**REQUEST:** No pictures go into the copy. Write out exactly the lines below from the one containing "Output the Python" through the one containing "import seaborn as sns".

**ITEMS:**
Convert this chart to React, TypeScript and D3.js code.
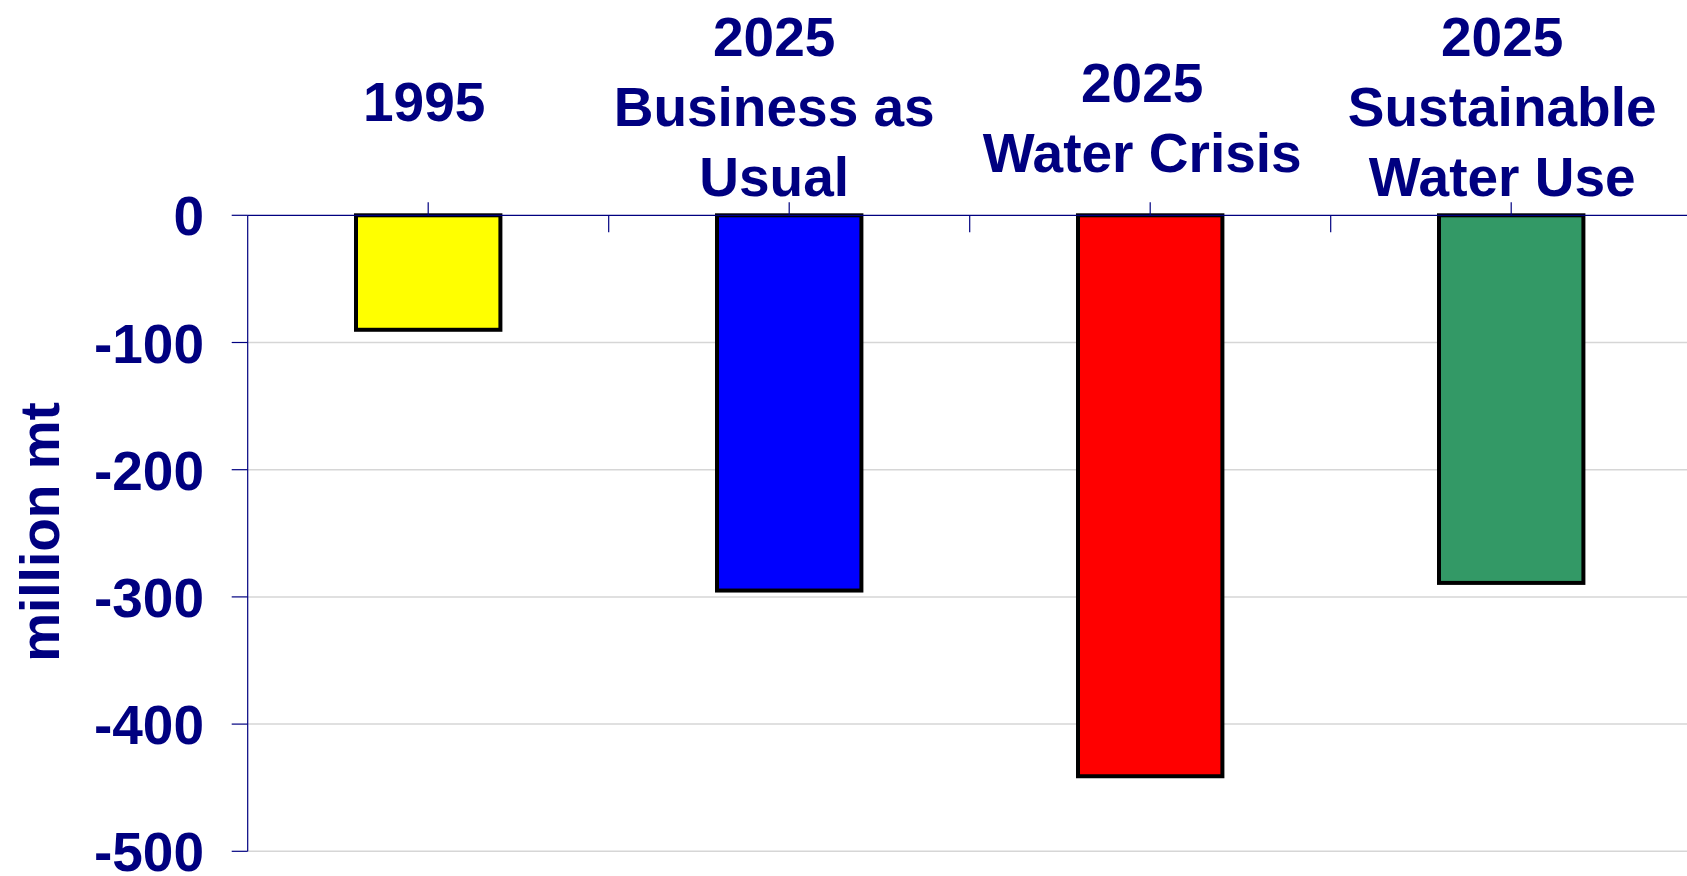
import React from "react";
import * as d3 from "d3";

const categories = ["1995", "2025 BAU", "2025 Crisis", "2025 Sustainable"];
const labelLines: string[][] = [
  ["1995"],
  ["2025", "Business as", "Usual"],
  ["2025", "Water Crisis"],
  ["2025", "Sustainable", "Water Use"],
];
const values = [-90, -295, -441, -289];
const barColors = ["#ffff00", "#0000ff", "#ff0000", "#339966"];
const yTicks = [0, -100, -200, -300, -400, -500];
const yTitle = "million mt";

// layout (not data)
const labelLastBaseline = [121, 196, 172, 196];
const labelDx = [-4, -15, -8, -9];

const W = 1687;
const H = 876;
const NAVY = "#000080";
const FONT = "'Liberation Sans', Arial, Helvetica, sans-serif";

export default function App() {
  const left = 247.7;
  const bandW = 361;
  const x = d3
    .scaleBand<string>()
    .domain(categories)
    .range([left, left + bandW * categories.length])
    .paddingInner(0.6)
    .paddingOuter(0.3);
  const y = d3.scaleLinear().domain([0, -500]).range([215.3, 851.3]);
  const step = x.step();
  const bandStart = (c: string) => (x(c) as number) - x.paddingInner() * step / 2;
  const center = (c: string) => (x(c) as number) + x.bandwidth() / 2;

  return (
    <svg
      width={W}
      height={H}
      style={{ position: "absolute", left: 0, top: 0, background: "#fff" }}
      fontFamily={FONT}
    >
      {/* gridlines */}
      {yTicks
        .filter((t) => t !== 0)
        .map((t) => (
          <line
            key={"g" + t}
            x1={left}
            x2={W}
            y1={y(t)}
            y2={y(t)}
            stroke="#d6d6d6"
            strokeWidth={1.5}
          />
        ))}
      {/* y ticks */}
      {yTicks.map((t) => (
        <line key={"t" + t} x1={left - 16} x2={left} y1={y(t)} y2={y(t)} stroke={NAVY} strokeWidth={1.2} />
      ))}
      {/* y axis */}
      <line x1={left} x2={left} y1={y(0)} y2={y(-500)} stroke={NAVY} strokeWidth={1.2} />
      {/* y tick labels */}
      {yTicks.map((t) => (
        <text
          key={"l" + t}
          x={204}
          y={y(t) + 20}
          textAnchor="end"
          fontSize={55}
          fontWeight="bold"
          fill={NAVY}
        >
          {t}
        </text>
      ))}
      {/* y title */}
      <text
        transform={`translate(59, 532) rotate(-90)`}
        textAnchor="middle"
        fontSize={55}
        fontWeight="bold"
        fill={NAVY}
      >
        {yTitle}
      </text>
      {/* bars */}
      {categories.map((c, i) => (
        <rect
          key={c}
          x={x(c)}
          y={y(0)}
          width={x.bandwidth()}
          height={y(values[i]) - y(0)}
          fill={barColors[i]}
          stroke="#000"
          strokeWidth={4}
        />
      ))}
      {/* zero axis line */}
      <line x1={left} x2={W} y1={y(0)} y2={y(0)} stroke={NAVY} strokeWidth={1.2} />
      {/* category ticks */}
      {categories.map((c, i) => (
        <g key={"ct" + c}>
          <line x1={center(c)} x2={center(c)} y1={y(0) - 13} y2={y(0)} stroke={NAVY} strokeWidth={1.2} />
          {i > 0 && (
            <line
              x1={bandStart(c)}
              x2={bandStart(c)}
              y1={y(0)}
              y2={y(0) + 17}
              stroke={NAVY}
              strokeWidth={1.2}
            />
          )}
        </g>
      ))}
      {/* category labels */}
      {categories.map((c, i) => {
        const lines = labelLines[i];
        const last = labelLastBaseline[i];
        return (
          <text
            key={"cl" + c}
            textAnchor="middle"
            fontSize={55}
            fontWeight="bold"
            fill={NAVY}
          >
            {lines.map((ln, j) => (
              <tspan key={j} x={center(c) + labelDx[i]} y={last - (lines.length - 1 - j) * 70}>
                {ln}
              </tspan>
            ))}
          </text>
        );
      })}
    </svg>
  );
}
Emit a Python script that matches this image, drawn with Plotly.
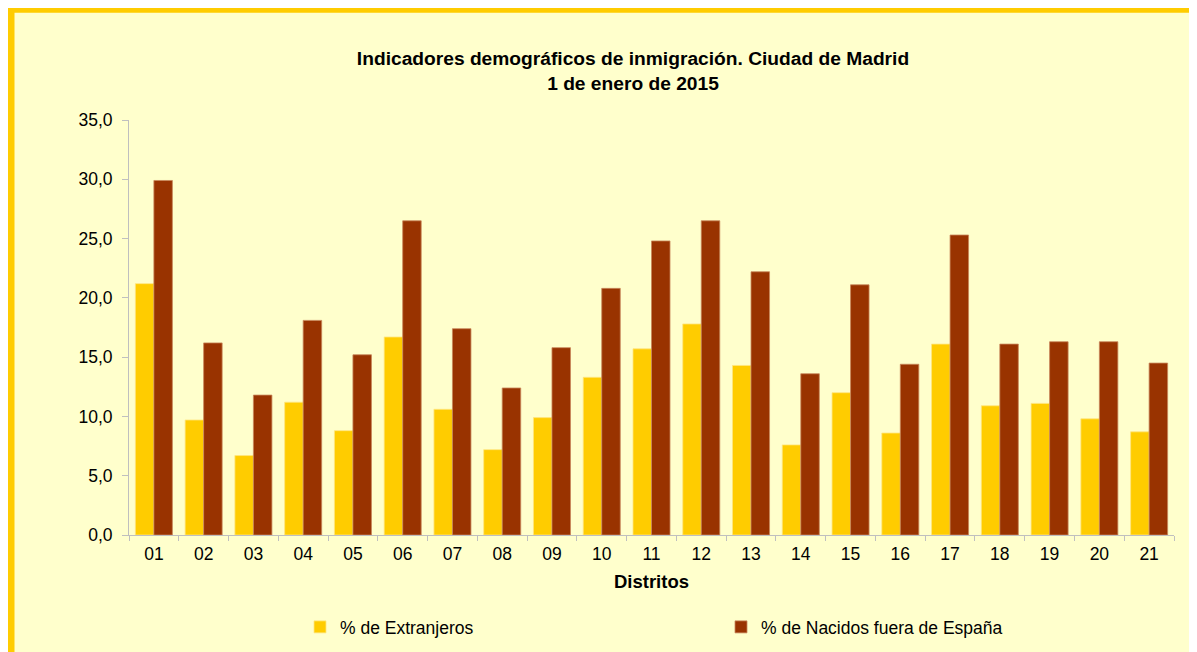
import plotly.graph_objects as go

distritos = ["01", "02", "03", "04", "05", "06", "07", "08", "09", "10", "11",
             "12", "13", "14", "15", "16", "17", "18", "19", "20", "21"]
extranjeros = [21.2, 9.7, 6.7, 11.2, 8.8, 16.7, 10.6, 7.2, 9.9, 13.3, 15.7,
               17.8, 14.3, 7.6, 12.0, 8.6, 16.1, 10.9, 11.1, 9.8, 8.7]
nacidos_fuera = [29.9, 16.2, 11.8, 18.1, 15.2, 26.5, 17.4, 12.4, 15.8, 20.8, 24.8,
                 26.5, 22.2, 13.6, 21.1, 14.4, 25.3, 16.1, 16.3, 16.3, 14.5]
y_ticks = [0, 5, 10, 15, 20, 25, 30, 35]

FONT = "Liberation Sans, Arial, sans-serif"
OFF = 8  # default page body margin
PAGE_H = 700  # figure extends below the visible window so the legend never squeezes the plot
W, H = 1197 - OFF, PAGE_H - OFF
# plot area in page coordinates
px0, px1, py0, py1 = 129, 1174, 120, 535
L, R = px0 - OFF, 1197 - px1
T, B = py0 - OFF, PAGE_H - py1
pw, ph = W - L - R, H - T - B


def xp(page_x):
    return (page_x - px0) / pw


def yp(page_y):
    return (py1 - page_y) / ph


fig = go.Figure()
fig.add_trace(go.Bar(x=distritos, y=extranjeros, name="% de Extranjeros",
                     marker=dict(color="#FFCC00", line=dict(color="#FFE680", width=0.8))))
fig.add_trace(go.Bar(x=distritos, y=nacidos_fuera, name="% de Nacidos fuera de España",
                     marker=dict(color="#993300", line=dict(color="#C8875A", width=0.8))))

# frame (yellow border, light yellow fill)
fig.add_shape(type="rect", xref="paper", yref="paper", layer="below",
              x0=xp(11), x1=xp(1240), y0=yp(PAGE_H + 40), y1=yp(9.2),
              fillcolor="#FFFFCC", line=dict(color="#FFCC00", width=7))

fig.update_layout(
    width=W, height=H,
    margin=dict(l=L, r=R, t=T, b=B),
    paper_bgcolor="white",
    plot_bgcolor="rgba(0,0,0,0)",
    separators=",.",
    barmode="group", bargap=0.256, bargroupgap=0,
    font=dict(family=FONT, size=17.5, color="black"),
    title=dict(text="<b>Indicadores demográficos de inmigración. Ciudad de Madrid<br>1 de enero de 2015</b>",
               x=(633 - OFF) / W, xanchor="center", xref="container",
               y=1 - (65 - OFF) / H, yanchor="top", yref="container",
               font=dict(family=FONT, size=19.2, color="black")),
    xaxis=dict(showline=True, linecolor="#BFBFBF", linewidth=1,
               ticks="outside", tickson="boundaries", ticklen=5, tickcolor="#BFBFBF",
               showgrid=False, ticklabelstandoff=3,
               title=dict(text="<b>Distritos</b>", standoff=12,
                          font=dict(family=FONT, size=18.5, color="black"))),
    yaxis=dict(range=[0, 35], tickvals=y_ticks, tickformat=".1f",
               showline=True, linecolor="#BFBFBF", linewidth=1,
               ticks="outside", ticklen=6, tickcolor="#BFBFBF",
               showgrid=False, zeroline=False, ticklabelstandoff=6),
    legend=dict(orientation="h", x=xp(300), xanchor="left",
                y=yp(627), yanchor="middle",
                entrywidth=376, entrywidthmode="pixels",
                bgcolor="rgba(0,0,0,0)", itemwidth=30,
                font=dict(family=FONT, size=17.5, color="black")),
)

fig.write_html("out.html")
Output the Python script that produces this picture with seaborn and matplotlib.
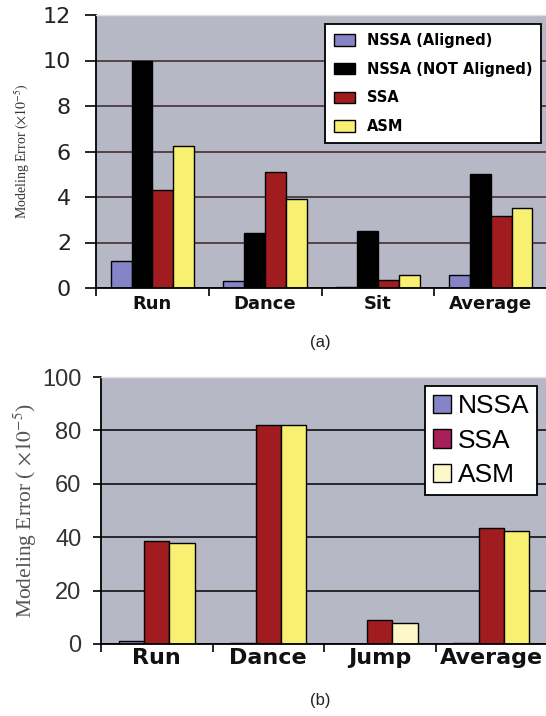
import pandas as pd
import matplotlib.pyplot as plt
import seaborn as sns

# -------------------------
# Data, panel (a)
# -------------------------
acts_a = ["Run", "Dance", "Sit", "Average"]
methods_a = ["NSSA (Aligned)", "NSSA (NOT Aligned)", "SSA", "ASM"]
nssa_aligned = [1.2, 0.3, 0.03, 0.55]
nssa_not_aligned = [10.0, 2.4, 2.5, 5.0]
ssa_a = [4.3, 5.1, 0.35, 3.15]
asm_a = [6.25, 3.9, 0.55, 3.5]
yticks_a = [0, 2, 4, 6, 8, 10, 12]

# -------------------------
# Data, panel (b)
# -------------------------
acts_b = ["Run", "Dance", "Jump", "Average"]
methods_b = ["NSSA", "SSA", "ASM"]
nssa_b = [1.2, 0.3, 0.0, 0.4]
ssa_b = [38.5, 82.0, 9.0, 43.5]
asm_b = [38.0, 82.0, 8.0, 42.5]
yticks_b = [0, 20, 40, 60, 80, 100]

df_a = pd.DataFrame({
    "activity": acts_a * 4,
    "method": [m for m in methods_a for _ in acts_a],
    "error": nssa_aligned + nssa_not_aligned + ssa_a + asm_a,
})
df_b = pd.DataFrame({
    "activity": acts_b * 3,
    "method": [m for m in methods_b for _ in acts_b],
    "error": nssa_b + ssa_b + asm_b,
})

blue = "#8484c6"
red = "#a01c1e"
yellow = "#f8f070"
bg = "#b6b9c5"

plt.rcParams["mathtext.fontset"] = "stix"

fig = plt.figure(figsize=(5.46, 7.16), dpi=100)
ax1 = fig.add_axes([96 / 546, 1 - 288 / 716, 1 - 96 / 546 + 0.002, (288 - 15) / 716])
ax2 = fig.add_axes([101 / 546, 1 - 644 / 716, 1 - 101 / 546 + 0.002, (644 - 377) / 716])


def style_axes(ax, ticks, gridcolor, ylab_x):
    ax.set_facecolor(bg)
    ax.set_axisbelow(True)
    ax.yaxis.grid(True, color=gridcolor, linewidth=1.1)
    ax.xaxis.grid(False)
    ax.set_ylim(ticks[0], ticks[-1])
    ax.set_yticks(ticks)
    ax.set_xlim(-0.5, 3.5)
    ax.set_xticks([-0.5, 0.5, 1.5, 2.5, 3.5], minor=True)
    ax.tick_params(axis="x", which="major", length=0)
    ax.tick_params(axis="x", which="minor", length=6, width=1.2, color="black", direction="out")
    ax.set_xlabel("")
    for s in ["left", "bottom"]:
        ax.spines[s].set_color("black")
        ax.spines[s].set_linewidth(1.3)
    ax.spines["right"].set_visible(False)
    ax.spines["top"].set_color("#e4dede")
    ax.spines["top"].set_linewidth(1.0)
    ax.yaxis.set_label_coords(ylab_x, 0.49)


# -------------------------
# Panel (a)
# -------------------------
sns.barplot(
    data=df_a, x="activity", y="error", hue="method",
    order=acts_a, hue_order=methods_a,
    palette=[blue, "black", red, yellow],
    width=0.74, saturation=1, errorbar=None,
    edgecolor="black", linewidth=1.0, ax=ax1,
)
style_axes(ax1, yticks_a, "#3a2424", -0.142)
ax1.set_ylabel(r"Modeling Error $(\times 10^{-5})$", family="Liberation Serif",
               fontsize=10, color="#333333")
ax1.tick_params(axis="y", length=8, width=1.2, pad=10, labelsize=16, colors="black")
for lab in ax1.get_yticklabels():
    lab.set_family("DejaVu Sans")
    lab.set_color("#222222")
ax1.tick_params(axis="x", which="major", pad=5)
for lab in ax1.get_xticklabels():
    lab.set_family("DejaVu Sans")
    lab.set_fontweight("bold")
    lab.set_fontsize(13)
    lab.set_color("#111111")

h, l = ax1.get_legend_handles_labels()
leg1 = ax1.legend(
    h, l, loc="upper right", bbox_to_anchor=(0.987, 0.967), borderaxespad=0,
    frameon=True, fancybox=False, edgecolor="black", facecolor="white", framealpha=1,
    prop={"family": "DejaVu Sans", "weight": "bold", "size": 10.5},
    handlelength=1.45, handleheight=0.85, labelspacing=0.95, handletextpad=0.8,
    borderpad=0.6,
)
leg1.get_frame().set_linewidth(1.3)

# -------------------------
# Panel (b)
# -------------------------
sns.barplot(
    data=df_b, x="activity", y="error", hue="method",
    order=acts_b, hue_order=methods_b,
    palette=[blue, red, yellow],
    width=0.68, saturation=1, errorbar=None,
    edgecolor="black", linewidth=1.0, ax=ax2,
)
# the Jump ASM bar is drawn in a paler yellow in the original
ax2.containers[2][2].set_facecolor("#fdf6c6")

style_axes(ax2, yticks_b, "black", -0.139)
ax2.set_ylabel(r"Modeling Error ( $\times 10^{-5}$)", family="Liberation Serif",
               fontsize=15.5, color="#555555")
ax2.tick_params(axis="y", length=6, width=1.2, pad=8, labelsize=17)
for lab in ax2.get_yticklabels():
    lab.set_family("Liberation Sans")
    lab.set_color("#333333")
ax2.tick_params(axis="x", which="major", pad=3)
for lab in ax2.get_xticklabels():
    lab.set_family("DejaVu Sans")
    lab.set_fontweight("bold")
    lab.set_fontsize(16)
    lab.set_color("#111111")

h, l = ax2.get_legend_handles_labels()
leg2 = ax2.legend(
    h, l, loc="upper right", bbox_to_anchor=(0.978, 0.966), borderaxespad=0,
    frameon=True, fancybox=False, edgecolor="black", facecolor="white", framealpha=1,
    prop={"family": "Liberation Sans", "size": 19},
    handlelength=0.7, handleheight=0.7, labelspacing=0.4, handletextpad=0.25,
    borderpad=0.3,
)
leg2.get_frame().set_linewidth(1.3)
for patch, col in zip(leg2.get_patches(), [blue, "#a8205a", "#fdf8c8"]):
    patch.set_facecolor(col)
    patch.set_edgecolor("black")

# -------------------------
# Captions
# -------------------------
fig.text(0.586, 1 - 342 / 716, "(a)", ha="center", va="center",
         family="Liberation Sans", fontsize=12, color="#222222")
fig.text(0.586, 1 - 700 / 716, "(b)", ha="center", va="center",
         family="Liberation Sans", fontsize=12, color="#222222")

fig.savefig("out.png", dpi=100)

**EXPECTED ANSWER:**
Output the Python script that produces this picture with seaborn and matplotlib.
import pandas as pd
import matplotlib.pyplot as plt
import seaborn as sns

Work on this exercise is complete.